To meet the AFI directive objective of 10:1 EV to public charging points ratio by 2020, about 220,000 chargers are expected to be installed. These include 1,000 ultra-fast charging points (150-350 kW) along the European motorway network. This infrastructure will allow users to charge for up to 400 km in only 15 minutes. Further, 50 kW fast chargers will complement the existing fast charging points, which will almost double by 2020. This implies that there will be one recharging point every 34 km along the strategic TEN-T Core Network.

Slow chargers, fast chargers and grid impact

Slow public chargers are commonly found in urban areas, where they can be combined with private off-street parking points. The number of slow public chargers varies across cities depending on the availability of off-street parking and the number of cars, among other things. The Netherlands has the highest number of slow chargers at 36,010 followed by France and Germany. In most countries in the EU, the number of EVs per public slow charger is significantly below 10 except in Belgium and Sweden, which have around 20 EVs per charger. While fast chargers currently form a small proportion of total EVSE in Europe, the continent is emerging as one of the most popular destinations for the deployment of direct current fast charging stations.

Some of the concerns pertaining to EV penetration include overloading of the existing infrastructure, which may adversely impact the grid, the health of the existing distribution transformers and the quality of the power supply to consumers. Therefore, adequate planning and infrastructure development is required. Studies indicate that a network of fast chargers may cost less than slow charger if grid reinforcement is not required. To mitigate the impact of fast chargers on the grid, they may be combined with energy storage systems. These storage devices can be used during peak demand hours with applicable time-of-use rates. Also, vehicle-to-grid (V2G) technologies, currently at the testing/pilot stage, will help EV owners feed the energy back into the grid and help energy providers meet demand during peak periods. There are at least 18 V2G pilots (ongoing and completed) across 10 European countries including Germany, the Netherlands, the UK, Denmark and Norway.

EVSE investments

Overall, the cumulative investment in public charging is estimated to reach Euro 12 billion by 2030, which is a small proportion of the Euro 100 billion annually invested by the EU in transport infrastructure as per the T&E report. The spending on private charging by 2030 is expected to reach Euro 20 billion.

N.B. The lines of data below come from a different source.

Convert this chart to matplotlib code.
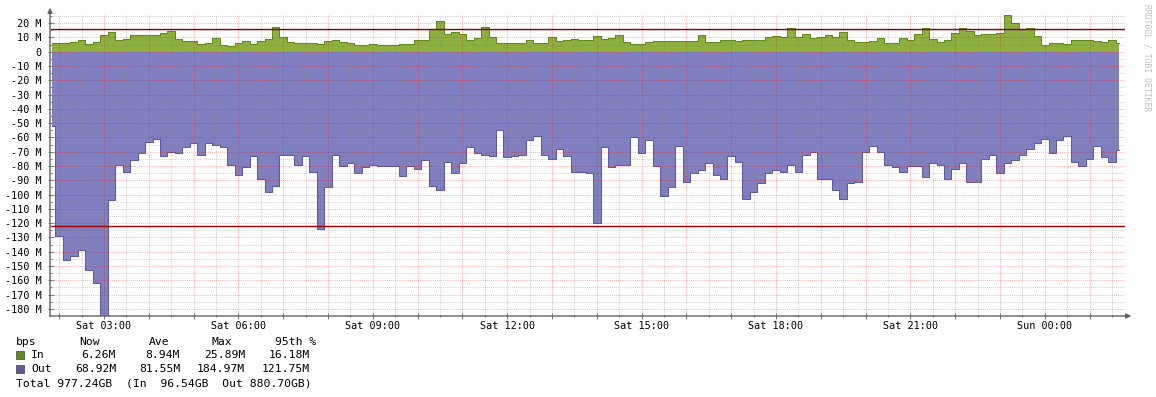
import numpy as np
import matplotlib.pyplot as plt
from matplotlib.patches import Rectangle

plt.rcParams['font.family'] = 'DejaVu Sans Mono'

# 10-minute samples, first one at Sat 01:50 (hours since Sat 00:00)
start_h = 1 + 50 / 60
step_h = 10 / 60

# traffic in Mbps
in_mbps = [6.1, 6.1, 6.1, 7, 8.2, 5.4, 6.5, 12, 13.5, 8.4,
           8.6, 11.7, 11.5, 11.4, 11.5, 13, 14.2, 9, 7.2, 7.2,
           5.6, 6, 9.5, 5, 4.2, 6.2, 7.2, 5.4, 7.5, 9,
           17.5, 10, 6.6, 6.1, 6.1, 6.1, 5.4, 7.7, 8.2, 6.5,
           6.1, 4.4, 4.4, 5.6, 4.9, 4.9, 4.9, 5.6, 5.4, 7.9,
           7.9, 16, 21.2, 12.5, 13.6, 12.2, 8.4, 9.6, 17, 10,
           6.1, 6.1, 6.1, 6.1, 8.4, 6.1, 6.1, 10.5, 7.2, 8.4,
           9.1, 8.4, 8.4, 11, 8.6, 9.6, 12, 7, 5.6, 5.6,
           6.5, 7.2, 7.2, 7.2, 7.2, 7.2, 7.2, 11.5, 6.5, 6.8,
           8.4, 8.4, 7.2, 7.9, 7.9, 8.4, 10.5, 10.8, 10.5, 16.8,
           10.5, 12.6, 9.6, 10.5, 12, 10.3, 13.5, 8, 7, 7,
           7.2, 9.6, 6.1, 6.1, 9.8, 8.5, 12.4, 16.6, 8.9, 6.5,
           8, 13.3, 16.3, 14.5, 12, 12.6, 12.6, 13, 25.89, 20,
           16, 16.5, 11, 4.6, 6.1, 6.1, 5.4, 7.9, 7.9, 7.9,
           7.2, 6.8, 7.9, 6.26]

out_mbps = [52, 129, 146, 143, 139, 153, 162, 184.97, 104, 79,
            84, 76, 71, 63, 61, 73, 70, 71, 67, 64,
            72, 64, 65, 67, 79, 86, 81, 73, 89, 98,
            94, 72, 72, 79, 73, 84, 124, 95, 72, 80,
            78, 85, 81, 79, 80, 80, 80, 87, 80, 82,
            76, 94, 97, 77, 85, 78, 67, 71, 72, 73,
            55, 74, 73, 72, 62, 59, 72, 75, 68, 73,
            84, 84, 85, 120, 67, 81, 79, 79, 60, 71,
            62, 80, 101, 95, 66, 91, 85, 83, 78, 86,
            89, 73, 77, 103, 98, 92, 85, 83, 84, 79,
            84, 72, 70, 89, 89, 97, 103, 92, 91, 70,
            66, 70, 79, 81, 84, 80, 80, 88, 78, 79,
            89, 82, 78, 91, 91, 75, 72, 85, 78, 76,
            72, 68, 64, 61, 71, 62, 59, 77, 80, 75,
            66, 74, 77, 68.92]

in_95th = 16.18
out_95th = 121.75

legend_header = ['bps', 'Now', 'Ave', 'Max', '95th %']
in_stats = ['6.26M', '8.94M', '25.89M', '16.18M']
out_stats = ['68.92M', '81.55M', '184.97M', '121.75M']
total_line = 'Total 977.24GB  (In  96.54GB  Out 880.70GB)'

xtick_hours = [3, 6, 9, 12, 15, 18, 21, 24]
xtick_labels = ['Sat 03:00', 'Sat 06:00', 'Sat 09:00', 'Sat 12:00',
                'Sat 15:00', 'Sat 18:00', 'Sat 21:00', 'Sun 00:00']

W, H = 1156, 397
fig = plt.figure(figsize=(W / 100, H / 100), dpi=100)
ax = fig.add_axes([51 / W, 1 - 316 / H, (1125 - 51) / W, (316 - 14.8) / H])

t = start_h + step_h * np.arange(len(in_mbps))
inn = np.array(in_mbps)
out = -np.array(out_mbps)

ax.fill_between(t, 0, out, step='mid', color='#8080c0', lw=0, zorder=1)
ax.fill_between(t, 0, inn, step='mid', color='#8db040', lw=0, zorder=1)
ax.step(t, out, where='mid', color='#5c5c9c', lw=0.75, zorder=1.5)
ax.step(t, inn, where='mid', color='#5e8a1e', lw=0.75, zorder=1.5)

ax.axhline(in_95th, color='#990000', lw=1, zorder=3)
ax.axhline(-out_95th, color='#990000', lw=1, zorder=3)

ax.set_xlim(3 + (51 - 104) / 44.8, 3 + (1125 - 104) / 44.8)
ax.set_ylim(-184.97, 25.89)

# grid: hours major (pink), half hours minor (gray)
hours = np.arange(2, 26)
ax.set_xticks(hours)
ax.set_xticklabels([xtick_labels[xtick_hours.index(h)] if h in xtick_hours else ''
                    for h in hours])
ax.set_xticks(np.arange(2, 26, 0.5), minor=True)
yt = np.arange(-180, 30, 10)
ax.set_yticks(yt)
ax.set_yticklabels(['0' if v == 0 else f'{v} M' for v in yt])
ax.set_yticks(np.arange(-180, 30, 5), minor=True)

ax.set_axisbelow(False)
ax.grid(which='major', color='#ff0000', alpha=0.3, linestyle=(0, (1, 1)), lw=0.75)
ax.grid(which='minor', color='#808080', alpha=0.35, linestyle=(0, (1, 1)), lw=0.75)
ax.tick_params(which='both', direction='inout', color='#808080', width=0.8,
               labelsize=7.3, labelcolor='black')
ax.tick_params(which='major', length=4)
ax.tick_params(which='minor', length=2)
ax.tick_params(axis='y', pad=5)
ax.tick_params(axis='x', pad=1.5)
for s in ax.spines.values():
    s.set_visible(False)

# axis lines with arrows
ax.annotate('', xy=(50, H - 5), xytext=(50, H - 319), xycoords='figure pixels',
            arrowprops=dict(arrowstyle='-|>', color='#606060', lw=1, mutation_scale=7))
ax.annotate('', xy=(1134, H - 316), xytext=(47, H - 316), xycoords='figure pixels',
            arrowprops=dict(arrowstyle='-|>', color='#606060', lw=1, mutation_scale=7))

fig.text(1147 / W, 1 - 4 / H, 'RRDTOOL / TOBI OETIKER', rotation=270,
         ha='center', va='top', fontsize=5.8, color='#c0c0c0')

# legend block
fs = 8.2
def px(x, y):
    return x / W, 1 - y / H

for lab, x in zip(legend_header, [16, 79, 149, 212, 275]):
    fig.text(*px(x, 341.7), lab, ha='left', va='center', fontsize=fs)

for row_y, name, stats, col in [(354.5, 'In', in_stats, '#5e8a1e'),
                                (369.3, 'Out', out_stats, '#5c5c9c')]:
    fig.patches.append(Rectangle(px(15.5, row_y + 4), 8 / W, 8 / H,
                                 transform=fig.transFigure, facecolor=col,
                                 edgecolor='#404040', lw=0.5))
    fig.text(*px(31, row_y), name, ha='left', va='center', fontsize=fs)
    for v, x in zip(stats, [116, 180, 245, 310]):
        fig.text(*px(x, row_y), v, ha='right', va='center', fontsize=fs)

fig.text(*px(16, 383), total_line, ha='left', va='center', fontsize=fs)

fig.savefig('out.png', dpi=100, facecolor='white')
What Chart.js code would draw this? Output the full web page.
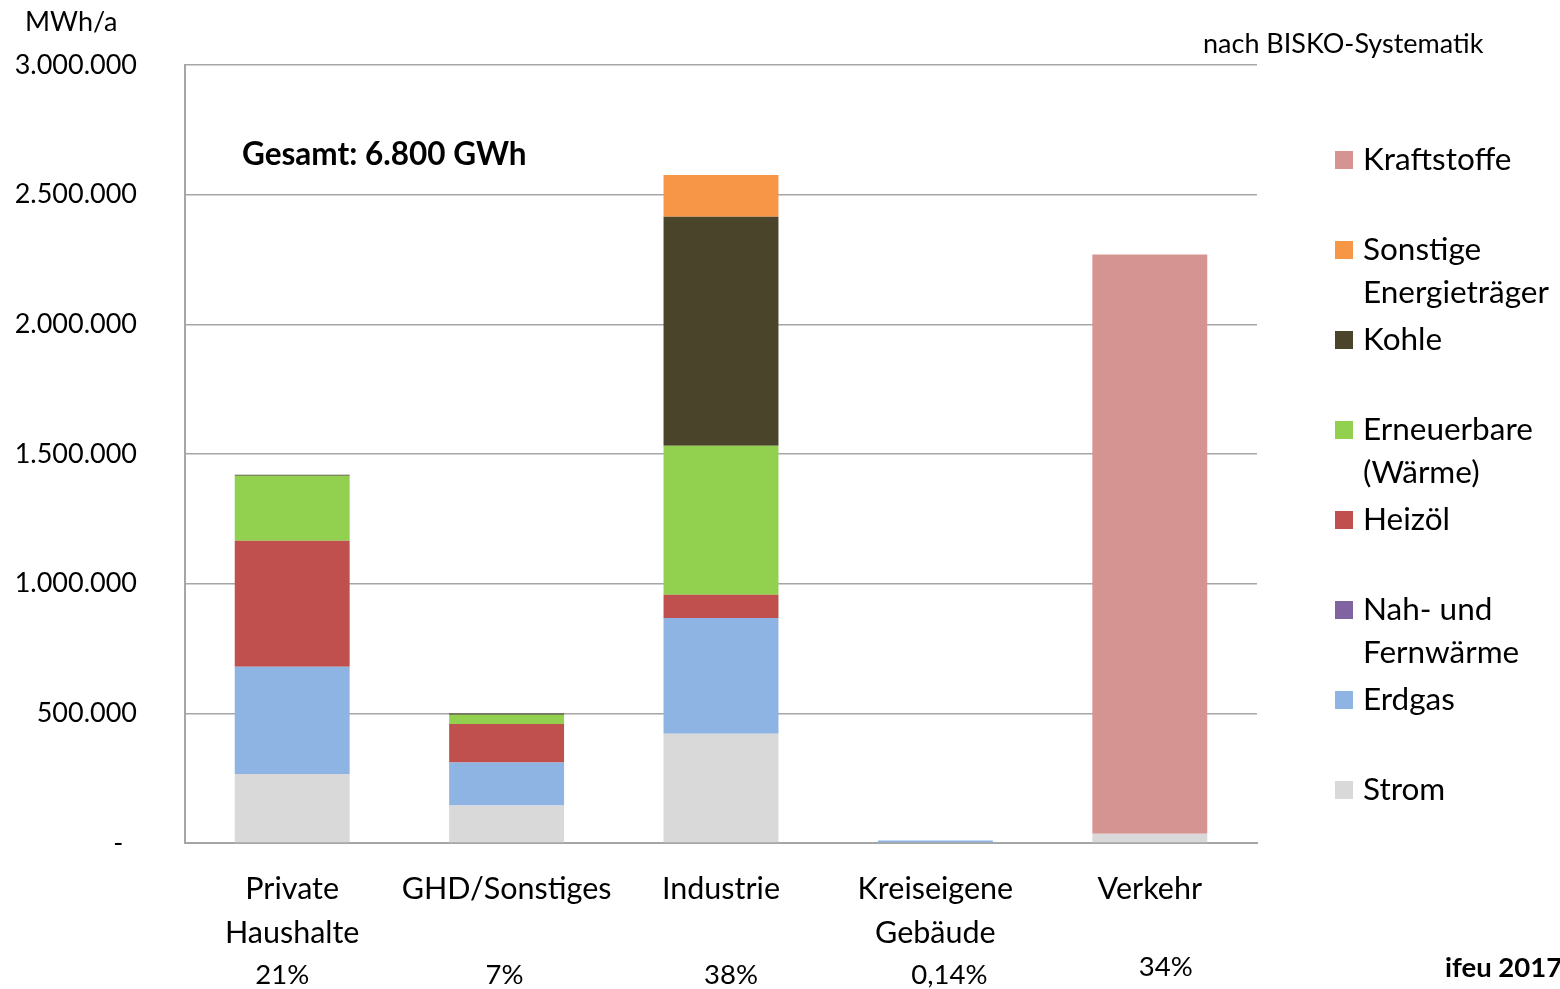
<!DOCTYPE html>
<html lang="de">
<head>
<meta charset="utf-8">
<title>Endenergieverbrauch nach Sektoren</title>
<script src="https://cdn.jsdelivr.net/npm/chart.js@4"></script>
<style>
  html, body { margin: 0; padding: 0; background: #fff; }
  #wrap { position: relative; width: 1560px; height: 989px; }
</style>
</head>
<body>
<div id="wrap">
  <canvas id="chart" width="1560" height="989"></canvas>
</div>
<script>
const sectors = [
  ['Private', 'Haushalte'],
  'GHD/Sonstiges',
  'Industrie',
  ['Kreiseigene', 'Gebäude'],
  'Verkehr'
];
const sectorShares = ['21%', '7%', '38%', '0,14%', '34%'];

// MWh/a per sector: Private, GHD, Industrie, Kreiseigene, Verkehr
const strom        = [266000, 145000, 421500,    0,   35900];
const erdgas       = [413800, 165800, 446200, 9500,       0];
const fernwaerme   = [     0,      0,      0,    0,       0];
const heizoel      = [485900, 148100,  89900,    0,       0];
const erneuerbare  = [250700,  35900, 574600,    0,       0];
const kohle        = [  3900,   5000, 883100,    0,       0];
const sonstige     = [     0,      0, 160800,    0,       0];
const kraftstoffe  = [     0,      0,      0,    0, 2232900];

const yTicks = [0, 500000, 1000000, 1500000, 2000000, 2500000, 3000000];

const FONT = 'Lato, "Open Sans", sans-serif';

const series = [
  { label: 'Strom',                   data: strom,       color: '#D9D9D9' },
  { label: 'Erdgas',                  data: erdgas,      color: '#8EB4E3' },
  { label: 'Nah- und\nFernwärme',     data: fernwaerme,  color: '#8064A2' },
  { label: 'Heizöl',                  data: heizoel,     color: '#C0504D' },
  { label: 'Erneuerbare\n(Wärme)',    data: erneuerbare, color: '#92D050' },
  { label: 'Kohle',                   data: kohle,       color: '#4A452A' },
  { label: 'Sonstige\nEnergieträger', data: sonstige,    color: '#F79646' },
  { label: 'Kraftstoffe',             data: kraftstoffe, color: '#D59392' }
];

const fmt = v => v === 0 ? '-  ' : String(v).replace(/\B(?=(\d{3})+(?!\d))/g, '.');

// extra texts, legend and share labels drawn on top of the chart
const annotations = {
  id: 'annotations',
  afterDraw(chart) {
    const { ctx, scales } = chart;
    ctx.save();
    ctx.fillStyle = '#000';
    ctx.textBaseline = 'middle';

    ctx.font = `27px ${FONT}`;
    ctx.textAlign = 'left';
    ctx.fillText('MWh/a', 25, 22);
    ctx.fillText('nach BISKO-Systematik', 1203, 44);

    ctx.font = `bold 31.5px ${FONT}`;
    ctx.fillText('Gesamt: 6.800 GWh', 242, 155);
    ctx.font = `bold 27.5px ${FONT}`;
    ctx.fillText('ifeu 2017', 1445, 968);

    // share of each sector under the category labels
    const shareOffset = [-10, -2, 10, 14, 16];
    const shareY = [975, 975, 975, 975, 967];
    ctx.font = `27.5px ${FONT}`;
    ctx.textAlign = 'center';
    sectorShares.forEach((s, i) => {
      const x = scales.x.getPixelForValue(i) + shareOffset[i];
      ctx.fillText(s, x, shareY[i]);
    });

    // legend, top entry = top of stack
    ctx.textAlign = 'left';
    ctx.font = `31.5px ${FONT}`;
    const legendItems = series.slice().reverse();
    legendItems.forEach((s, i) => {
      const y = 160 + i * 90;
      ctx.fillStyle = s.color;
      ctx.fillRect(1335, y - 9, 18, 18);
      ctx.fillStyle = '#000';
      s.label.split('\n').forEach((line, j) => {
        ctx.fillText(line, 1363, y + j * 43);
      });
    });
    ctx.restore();
  }
};

new Chart(document.getElementById('chart'), {
  type: 'bar',
  data: {
    labels: sectors,
    datasets: series.map(s => ({
      label: s.label,
      data: s.data,
      backgroundColor: s.color,
      borderWidth: 0,
      categoryPercentage: 1,
      barPercentage: 0.536
    }))
  },
  options: {
    responsive: false,
    animation: false,
    layout: { padding: { top: 65, right: 303, left: 0, bottom: 0 } },
    plugins: {
      legend: { display: false },
      tooltip: { enabled: false }
    },
    scales: {
      x: {
        stacked: true,
        grid: { display: false },
        border: { display: true, color: '#A6A6A6', width: 2 },
        ticks: {
          color: '#000',
          padding: 17,
          maxRotation: 0,
          autoSkip: false,
          font: { family: FONT, size: 30.5, lineHeight: 1.42 }
        },
        afterFit(scale) { scale.height = 146; }
      },
      y: {
        stacked: true,
        min: 0,
        max: 3000000,
        afterBuildTicks(scale) { scale.ticks = yTicks.map(v => ({ value: v })); },
        grid: { color: '#A6A6A6', lineWidth: 1.5, drawTicks: false },
        border: { display: true, color: '#A6A6A6', width: 2 },
        ticks: {
          color: '#000',
          padding: 48,
          callback: v => fmt(v),
          font: { family: FONT, size: 27 }
        },
        afterFit(scale) { scale.width = 185; }
      }
    }
  },
  plugins: [annotations]
});
</script>
</body>
</html>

So far, both the public and private sectors have invested in EV charging infrastructure. The T&E study estimates that the initial need for government subsidy and investment will gradually reduce during 2020-25 in the frontrunners group. According to another study by Fuelling Europe’s Future II, the investment in EV charging infrastructure will be entirely private in 2025. Chargers will be installed at parking sites, retail stores and shopping malls to attract higher rents and more customers. Fast chargers will be funded by private players as the increasing number of EVs on the road will make it a viable business model. Several private players have committed significant investments (in many cases without any involvement of public money) in ENVSE. In Belgium, Allego, a charge point operator, plans to install 2,500 public charging stations by 2020. Meanwhile, the joint venture (JV) of Nuon-Heijmans is installing 2,480 charging points in Noord-Brabant and Limburg in south Netherlands without any subsidy. The JV has entered into a 10-year contract with the two provinces. While Heijmans will install and maintain the charging points, Nuon will provide financing and related energy services.

Ultra-fast charging networks

European energy and grid utilities are actively participating in the installation of public fast and ultra-fast charging networks. For instance, the National Grid in the UK is working with local Pivot Power LLP to develop one of the world’s largest networks of rapid EV charging stations. The GBP1.6 billion project will entail the installation of 2,250 MW of batteries at 45 electric substations across the country to provide charging at competitive rates. The network will initially support 100 fast chargers of 150 kW each, and later accommodate 350 kW ultra-fast chargers. The project will give the system operator more choice and flexibility for managing the demand on the grid while facilitating large-scale EV charging. In May 2018, Pivot Power announced its plans to make batteries operational at 10 sites over the next 18 months.

Germany-based utility enBW has collaborated with gas provider OMV to install and maintain more than 1,000 ultra-fast charging sites by 2020. The chargers will not be restricted to motorways, but will be set up in urban centres as well. Initially, enBW plans to set up 100 charging stations across Bavaria and Baden-Württemberg.

Austria-based energy company Verbund is leading the Central European Ultra Charing (CEUC) project, which aims to deploy 118 high power chargers across seven EU countries at an investment of Euro 61 million. Besides, there are several other ultra-fast charging network projects coming up across Europe.

The way forward

Europe is rapidly developing a significant EV charging network to make 100 per cent electricity-based long distance travel possible. According to the T&E report, the biggest constraint in the shift to e-mobility is the limited availability of EVs and minimal EV marketing rather than the lack of infrastructure. There are only about 30 battery and fuel cell electric models available for sale as compared to the 370 conventional fuel based models. In this context, the proposed car CO2 regulations will drive the transition to zero emission solutions. To ensure a comprehensive EU-wide EVSE roll-out, T&E has made several recommendations for policymakers. This includes targeted EU investment in infrastructure, the revision of the AFI directive, the creation of an EU fund dedicated to urban recharging, grid upgradation, building recharging, creation of tailored loan and grant schemes for small companies, and the introduction of open standards for e-mobility services. It is exciting times ahead for the EV market as EU countries gear up for a transformation in the mobility landscape.